** START RAW DATA **

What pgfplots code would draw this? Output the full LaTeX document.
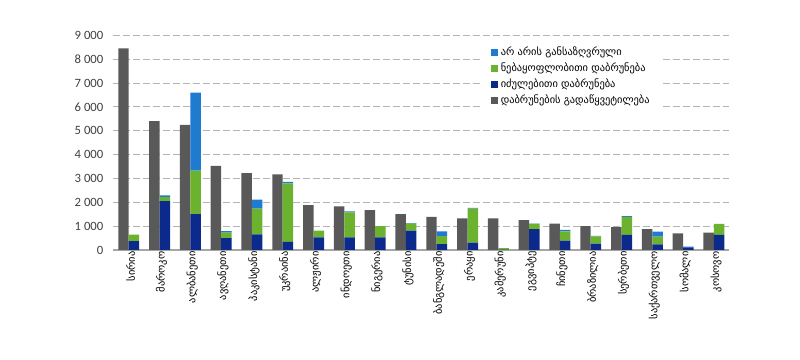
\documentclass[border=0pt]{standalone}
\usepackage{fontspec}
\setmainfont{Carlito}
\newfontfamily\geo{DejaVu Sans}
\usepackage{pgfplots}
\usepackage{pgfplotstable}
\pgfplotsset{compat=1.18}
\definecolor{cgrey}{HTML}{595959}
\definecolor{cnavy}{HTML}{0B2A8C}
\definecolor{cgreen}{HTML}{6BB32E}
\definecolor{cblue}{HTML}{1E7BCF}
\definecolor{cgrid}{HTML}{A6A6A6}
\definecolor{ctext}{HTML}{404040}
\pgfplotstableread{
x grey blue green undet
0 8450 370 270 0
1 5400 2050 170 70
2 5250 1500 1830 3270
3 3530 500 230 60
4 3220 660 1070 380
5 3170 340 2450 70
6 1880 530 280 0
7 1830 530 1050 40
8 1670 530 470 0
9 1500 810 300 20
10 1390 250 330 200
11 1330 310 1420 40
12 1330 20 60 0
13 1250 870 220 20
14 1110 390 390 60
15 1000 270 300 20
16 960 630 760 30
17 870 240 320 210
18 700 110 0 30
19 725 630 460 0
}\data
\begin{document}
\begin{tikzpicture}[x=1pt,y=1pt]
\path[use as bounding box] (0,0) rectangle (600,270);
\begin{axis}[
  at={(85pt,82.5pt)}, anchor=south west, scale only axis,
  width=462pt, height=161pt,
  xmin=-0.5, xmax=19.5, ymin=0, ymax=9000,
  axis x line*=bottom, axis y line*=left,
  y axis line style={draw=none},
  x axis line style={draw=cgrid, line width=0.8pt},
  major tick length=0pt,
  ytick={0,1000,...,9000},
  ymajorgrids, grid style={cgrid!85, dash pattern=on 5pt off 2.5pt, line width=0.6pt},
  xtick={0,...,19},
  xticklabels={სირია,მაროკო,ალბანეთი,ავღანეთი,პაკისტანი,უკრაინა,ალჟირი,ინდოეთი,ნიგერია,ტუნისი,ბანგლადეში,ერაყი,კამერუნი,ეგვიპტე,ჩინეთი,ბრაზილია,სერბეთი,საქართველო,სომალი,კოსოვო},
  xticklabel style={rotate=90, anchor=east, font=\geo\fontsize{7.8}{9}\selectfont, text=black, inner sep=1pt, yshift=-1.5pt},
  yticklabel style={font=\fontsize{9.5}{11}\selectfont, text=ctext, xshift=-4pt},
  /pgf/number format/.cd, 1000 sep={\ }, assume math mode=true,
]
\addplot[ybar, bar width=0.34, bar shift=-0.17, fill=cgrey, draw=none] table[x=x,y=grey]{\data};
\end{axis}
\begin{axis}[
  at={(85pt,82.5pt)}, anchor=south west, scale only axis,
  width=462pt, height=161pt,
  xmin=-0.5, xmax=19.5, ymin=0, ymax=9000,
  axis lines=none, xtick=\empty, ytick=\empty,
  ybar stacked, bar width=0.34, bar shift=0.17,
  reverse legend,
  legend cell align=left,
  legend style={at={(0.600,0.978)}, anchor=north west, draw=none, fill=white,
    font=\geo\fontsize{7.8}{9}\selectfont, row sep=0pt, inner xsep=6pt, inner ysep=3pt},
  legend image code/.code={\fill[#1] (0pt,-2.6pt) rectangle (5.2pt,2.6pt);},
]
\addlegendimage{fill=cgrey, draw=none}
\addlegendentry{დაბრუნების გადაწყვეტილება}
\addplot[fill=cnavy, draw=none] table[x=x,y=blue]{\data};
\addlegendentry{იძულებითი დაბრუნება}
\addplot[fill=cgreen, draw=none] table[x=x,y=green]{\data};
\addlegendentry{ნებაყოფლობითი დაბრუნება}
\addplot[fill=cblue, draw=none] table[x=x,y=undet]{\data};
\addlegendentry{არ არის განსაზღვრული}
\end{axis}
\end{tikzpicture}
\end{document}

** END RAW DATA **

■ **WHAT THIS TASK INVOLVES**
Reproduce the data verbatim. Do not carry any picture into the copy.

■ **FINAL ANSWER**
What pgfplots code would draw this? Output the full LaTeX document.
\documentclass[border=0pt]{standalone}
\usepackage{fontspec}
\setmainfont{Carlito}
\newfontfamily\geo{DejaVu Sans}
\usepackage{pgfplots}
\usepackage{pgfplotstable}
\pgfplotsset{compat=1.18}
\definecolor{cgrey}{HTML}{595959}
\definecolor{cnavy}{HTML}{0B2A8C}
\definecolor{cgreen}{HTML}{6BB32E}
\definecolor{cblue}{HTML}{1E7BCF}
\definecolor{cgrid}{HTML}{A6A6A6}
\definecolor{ctext}{HTML}{404040}
\pgfplotstableread{
x grey blue green undet
0 8450 370 270 0
1 5400 2050 170 70
2 5250 1500 1830 3270
3 3530 500 230 60
4 3220 660 1070 380
5 3170 340 2450 70
6 1880 530 280 0
7 1830 530 1050 40
8 1670 530 470 0
9 1500 810 300 20
10 1390 250 330 200
11 1330 310 1420 40
12 1330 20 60 0
13 1250 870 220 20
14 1110 390 390 60
15 1000 270 300 20
16 960 630 760 30
17 870 240 320 210
18 700 110 0 30
19 725 630 460 0
}\data
\begin{document}
\begin{tikzpicture}[x=1pt,y=1pt]
\path[use as bounding box] (0,0) rectangle (600,270);
\begin{axis}[
  at={(85pt,82.5pt)}, anchor=south west, scale only axis,
  width=462pt, height=161pt,
  xmin=-0.5, xmax=19.5, ymin=0, ymax=9000,
  axis x line*=bottom, axis y line*=left,
  y axis line style={draw=none},
  x axis line style={draw=cgrid, line width=0.8pt},
  major tick length=0pt,
  ytick={0,1000,...,9000},
  ymajorgrids, grid style={cgrid!85, dash pattern=on 5pt off 2.5pt, line width=0.6pt},
  xtick={0,...,19},
  xticklabels={სირია,მაროკო,ალბანეთი,ავღანეთი,პაკისტანი,უკრაინა,ალჟირი,ინდოეთი,ნიგერია,ტუნისი,ბანგლადეში,ერაყი,კამერუნი,ეგვიპტე,ჩინეთი,ბრაზილია,სერბეთი,საქართველო,სომალი,კოსოვო},
  xticklabel style={rotate=90, anchor=east, font=\geo\fontsize{7.8}{9}\selectfont, text=black, inner sep=1pt, yshift=-1.5pt},
  yticklabel style={font=\fontsize{9.5}{11}\selectfont, text=ctext, xshift=-4pt},
  /pgf/number format/.cd, 1000 sep={\ }, assume math mode=true,
]
\addplot[ybar, bar width=0.34, bar shift=-0.17, fill=cgrey, draw=none] table[x=x,y=grey]{\data};
\end{axis}
\begin{axis}[
  at={(85pt,82.5pt)}, anchor=south west, scale only axis,
  width=462pt, height=161pt,
  xmin=-0.5, xmax=19.5, ymin=0, ymax=9000,
  axis lines=none, xtick=\empty, ytick=\empty,
  ybar stacked, bar width=0.34, bar shift=0.17,
  reverse legend,
  legend cell align=left,
  legend style={at={(0.600,0.978)}, anchor=north west, draw=none, fill=white,
    font=\geo\fontsize{7.8}{9}\selectfont, row sep=0pt, inner xsep=6pt, inner ysep=3pt},
  legend image code/.code={\fill[#1] (0pt,-2.6pt) rectangle (5.2pt,2.6pt);},
]
\addlegendimage{fill=cgrey, draw=none}
\addlegendentry{დაბრუნების გადაწყვეტილება}
\addplot[fill=cnavy, draw=none] table[x=x,y=blue]{\data};
\addlegendentry{იძულებითი დაბრუნება}
\addplot[fill=cgreen, draw=none] table[x=x,y=green]{\data};
\addlegendentry{ნებაყოფლობითი დაბრუნება}
\addplot[fill=cblue, draw=none] table[x=x,y=undet]{\data};
\addlegendentry{არ არის განსაზღვრული}
\end{axis}
\end{tikzpicture}
\end{document}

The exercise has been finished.